S: This is easily my favorite part of this beer. There is a deep vanilla scone, cinnamon, nice peat backend and some barrel notes that have a Werther’s original sort of finish to them. I am guessing that is the whiskey aspect that is working so well with the light body on this one. This little bottle packs a huge aroma, particularly for the gentle carbonation. It reminds me of that sub that initially seems all bad ass because he sits in a chair BACKWARDS and addresses students with clever nicknames, but then you realize that he is just a liberal arts douche that has read A Separate Peace a billion times.
T: The taste is a bit of a let down given how much of a malt chub was worked up in the aroma. The taste has a ton of coffee ground flavor, tons of roasted malt, a big dryness, espresso notes and an intense bitterness that is coming from the challenger and saaz hops. A bit too hoppy and herbal in the finish for my sweet tooth. I am trying to get diabetes here and work on my mantits, not open a greenhouse.

The smell was so good, but then the actual taste of the beer just continued to trick the shit out of me.
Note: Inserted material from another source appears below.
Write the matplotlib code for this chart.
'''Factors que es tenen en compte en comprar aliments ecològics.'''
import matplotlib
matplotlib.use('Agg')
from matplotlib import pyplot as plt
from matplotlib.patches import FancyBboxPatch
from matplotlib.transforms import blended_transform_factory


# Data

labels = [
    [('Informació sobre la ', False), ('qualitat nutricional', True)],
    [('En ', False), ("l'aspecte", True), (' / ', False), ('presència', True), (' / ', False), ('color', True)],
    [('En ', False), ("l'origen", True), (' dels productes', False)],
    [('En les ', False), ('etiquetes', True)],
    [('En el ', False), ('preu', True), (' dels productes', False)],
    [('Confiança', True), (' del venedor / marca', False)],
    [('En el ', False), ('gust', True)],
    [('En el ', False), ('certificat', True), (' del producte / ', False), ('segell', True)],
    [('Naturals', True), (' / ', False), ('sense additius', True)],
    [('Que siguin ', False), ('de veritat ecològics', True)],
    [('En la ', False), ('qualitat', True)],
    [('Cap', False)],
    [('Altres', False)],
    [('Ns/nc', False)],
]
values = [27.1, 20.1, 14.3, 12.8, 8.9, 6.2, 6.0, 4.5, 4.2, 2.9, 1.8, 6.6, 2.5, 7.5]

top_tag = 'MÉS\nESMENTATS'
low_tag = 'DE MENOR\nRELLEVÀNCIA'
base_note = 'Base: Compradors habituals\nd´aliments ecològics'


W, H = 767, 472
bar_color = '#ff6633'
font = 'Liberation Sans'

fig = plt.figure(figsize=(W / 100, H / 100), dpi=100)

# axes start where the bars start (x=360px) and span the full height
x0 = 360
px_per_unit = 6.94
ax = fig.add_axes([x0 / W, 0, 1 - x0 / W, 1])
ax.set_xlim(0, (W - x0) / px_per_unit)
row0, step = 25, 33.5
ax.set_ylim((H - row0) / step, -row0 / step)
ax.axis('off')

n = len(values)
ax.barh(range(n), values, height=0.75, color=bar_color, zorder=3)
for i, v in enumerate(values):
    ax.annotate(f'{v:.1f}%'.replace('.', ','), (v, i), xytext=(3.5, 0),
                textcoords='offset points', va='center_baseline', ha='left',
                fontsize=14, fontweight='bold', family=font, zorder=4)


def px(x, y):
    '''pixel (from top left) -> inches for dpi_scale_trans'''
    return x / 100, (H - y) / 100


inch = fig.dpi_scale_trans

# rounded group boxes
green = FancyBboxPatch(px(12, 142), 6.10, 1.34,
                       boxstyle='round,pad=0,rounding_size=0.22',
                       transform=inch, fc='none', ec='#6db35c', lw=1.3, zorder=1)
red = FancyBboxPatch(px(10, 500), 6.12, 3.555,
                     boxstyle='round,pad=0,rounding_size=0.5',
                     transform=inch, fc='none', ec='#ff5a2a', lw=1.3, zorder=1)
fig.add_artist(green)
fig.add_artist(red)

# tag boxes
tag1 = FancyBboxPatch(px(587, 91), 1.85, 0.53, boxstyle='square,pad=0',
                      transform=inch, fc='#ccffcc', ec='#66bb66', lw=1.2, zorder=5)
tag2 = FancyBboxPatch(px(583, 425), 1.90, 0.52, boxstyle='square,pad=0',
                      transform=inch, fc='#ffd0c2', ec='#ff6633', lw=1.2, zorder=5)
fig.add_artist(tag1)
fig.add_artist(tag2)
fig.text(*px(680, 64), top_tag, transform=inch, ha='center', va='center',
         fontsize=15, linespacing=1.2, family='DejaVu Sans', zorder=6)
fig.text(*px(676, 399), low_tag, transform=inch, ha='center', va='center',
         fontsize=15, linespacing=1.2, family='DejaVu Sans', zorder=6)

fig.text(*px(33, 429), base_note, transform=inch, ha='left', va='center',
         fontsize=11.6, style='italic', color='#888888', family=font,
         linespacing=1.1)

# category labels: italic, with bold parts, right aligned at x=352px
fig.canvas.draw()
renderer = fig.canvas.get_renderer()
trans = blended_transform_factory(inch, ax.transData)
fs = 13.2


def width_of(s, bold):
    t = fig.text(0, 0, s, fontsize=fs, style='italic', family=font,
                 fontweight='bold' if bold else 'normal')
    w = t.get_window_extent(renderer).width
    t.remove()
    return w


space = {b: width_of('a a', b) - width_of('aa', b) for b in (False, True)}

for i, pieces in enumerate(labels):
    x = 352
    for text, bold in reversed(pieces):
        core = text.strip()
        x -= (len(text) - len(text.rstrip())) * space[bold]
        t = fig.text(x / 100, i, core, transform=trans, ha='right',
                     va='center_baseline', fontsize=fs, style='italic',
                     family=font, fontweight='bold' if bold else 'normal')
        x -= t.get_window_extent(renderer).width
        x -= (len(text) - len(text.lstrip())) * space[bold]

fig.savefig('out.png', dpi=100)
M: The mouthfeel is slick and doesn’t present a huge coating initially but then the hops come through slapping people in the junk, making misogynistic comments and drying the place out. You go to a club and it’s a fun sweet time and then Italian hops show up, all oily, making the entire place bitter. The carbonation just starts breaking up greens and chills out without really getting up in the mix, which if maybe it decided to strap up, the coffee and hops wouldn’t be mashing on your bottle so hard when you explicitly told carbonation, ONLY CHICKS AT THE TABLE NO HOPS.
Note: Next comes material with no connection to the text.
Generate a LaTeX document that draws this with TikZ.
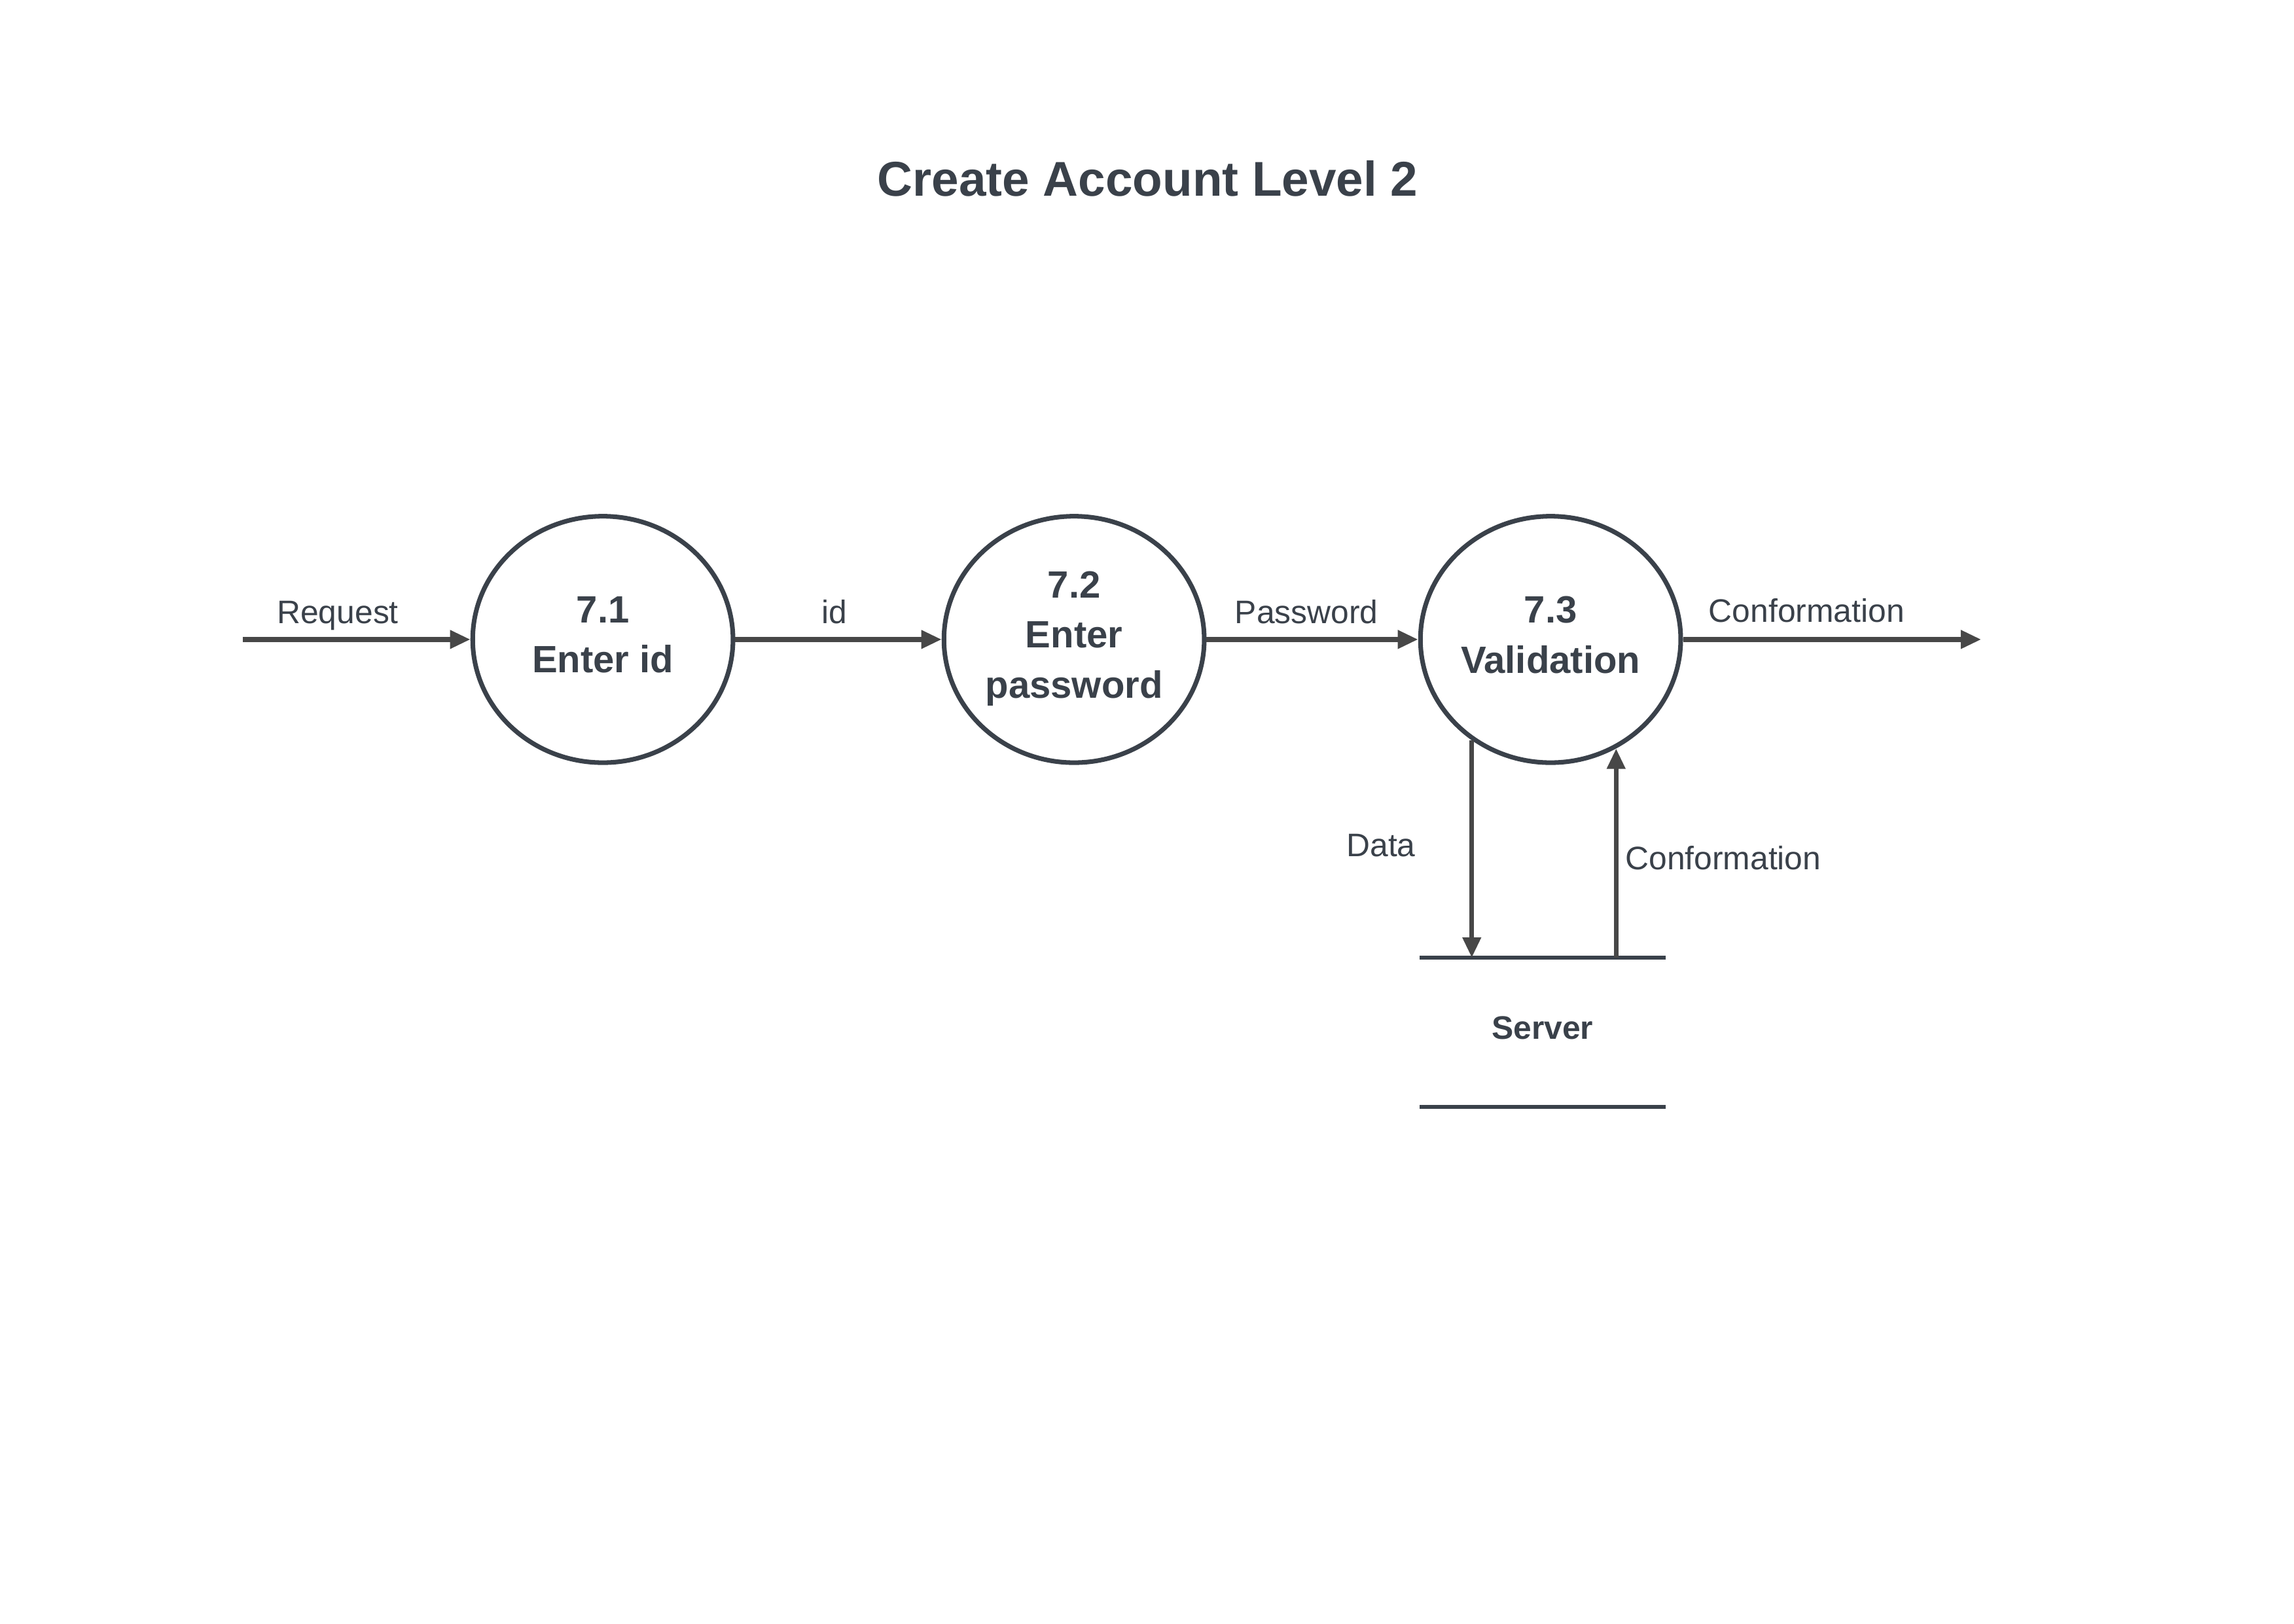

D: This is a moderately drinkable imperial porter and the tiny bottle was just right to hit my honey spot. I didn’t really need much more of this so I guess the limited run and the huge coffee dryness make this a level 2 alcoholics drink, not the crazy dangerous drinkability of stouts like Class V, or the huge firepower of Birth of Tragedy, but just enough you broaden your horizons like a stout/porter with its nipples pierced.
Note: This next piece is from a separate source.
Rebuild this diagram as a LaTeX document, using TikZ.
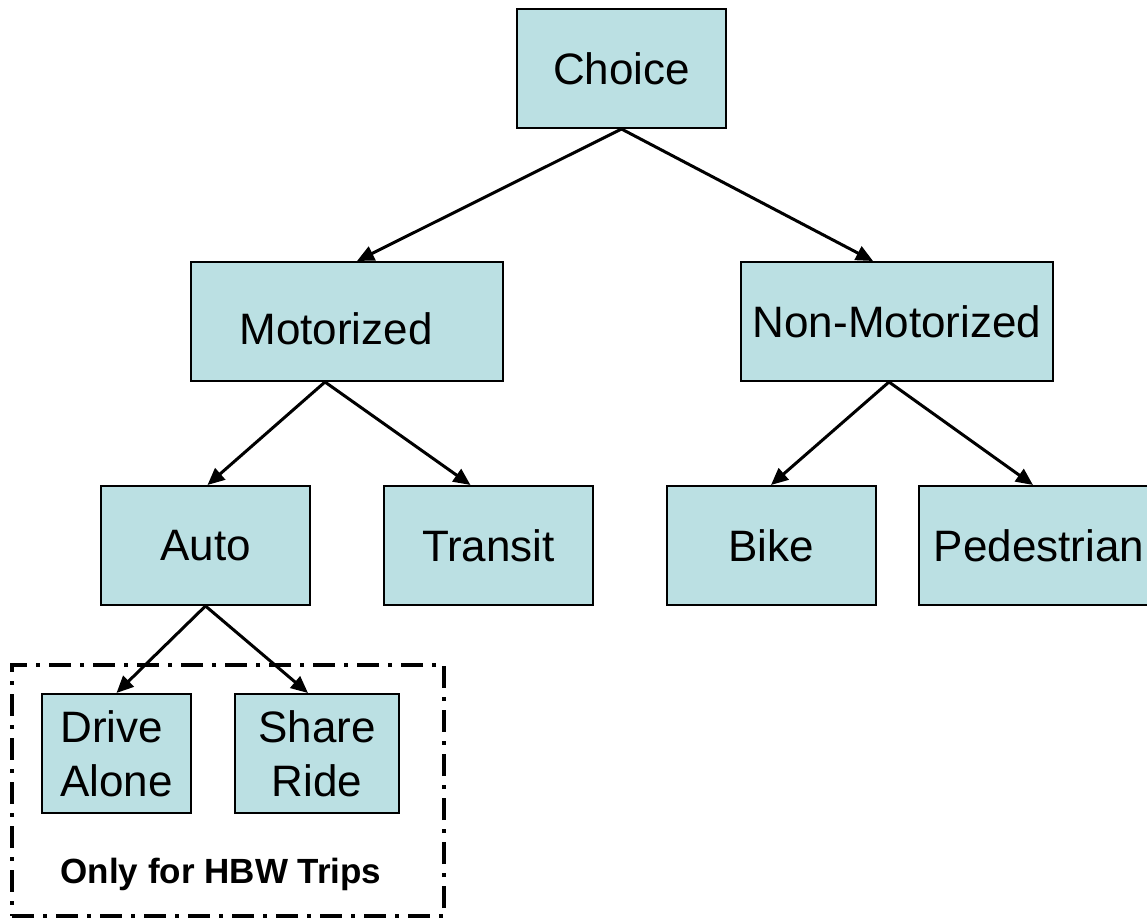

What a cruel sentence to deal with, awesome smells then hoppy, peaty whiskeyville. After 8oz they let me out for good behavior.
Narrative: Eudoxia Lopukhina walked the chilling streets of Kiev. Despite the government controlled media reporting a balmy spring, the oppressed masses knew better. This was 2065 and the citizens had seen too many years of rule by Svedka cyborg overlords to place hope or credence in a future that holds any shred of wistful optimism for better days. The streets that once thrived with culture now were overrun by terse, irascible robots that cared little for approval poll ratings. One babushka was seen eating a chocolate bar in the streets when a cold irridum grip snatched the rare treat and ground it into the cobblestones of Polonium Square. There were brighter days of bourbon, chocolate, and coffeehouses where the locals would slap one another on the backs and discuss proto-Pushkin, the 2.0 andronoscribe that seamlessly assembled prose in Cyrillic script. Ever since the discovery of the seemingly limitless power source, hoponium oil, the drones could oversee the people and work them mercilessly into the earth. Classic neo-revisionist Russian comic, Vladimir Nyetchtokov commented “yes, it was traditional Russian joke for to make parallel structuring and then reference the homeland but, the robots found this to be too wordy. Now Russian jokes are just terse declarative statements. Here, I show you newest Russian zinger: the stones are hard due to composition. That is it. Is best Russian joke in circulation.” The coffee days were long gone, and the days of hateful whiskeybots ruled the Asian continent with relentless tenacity.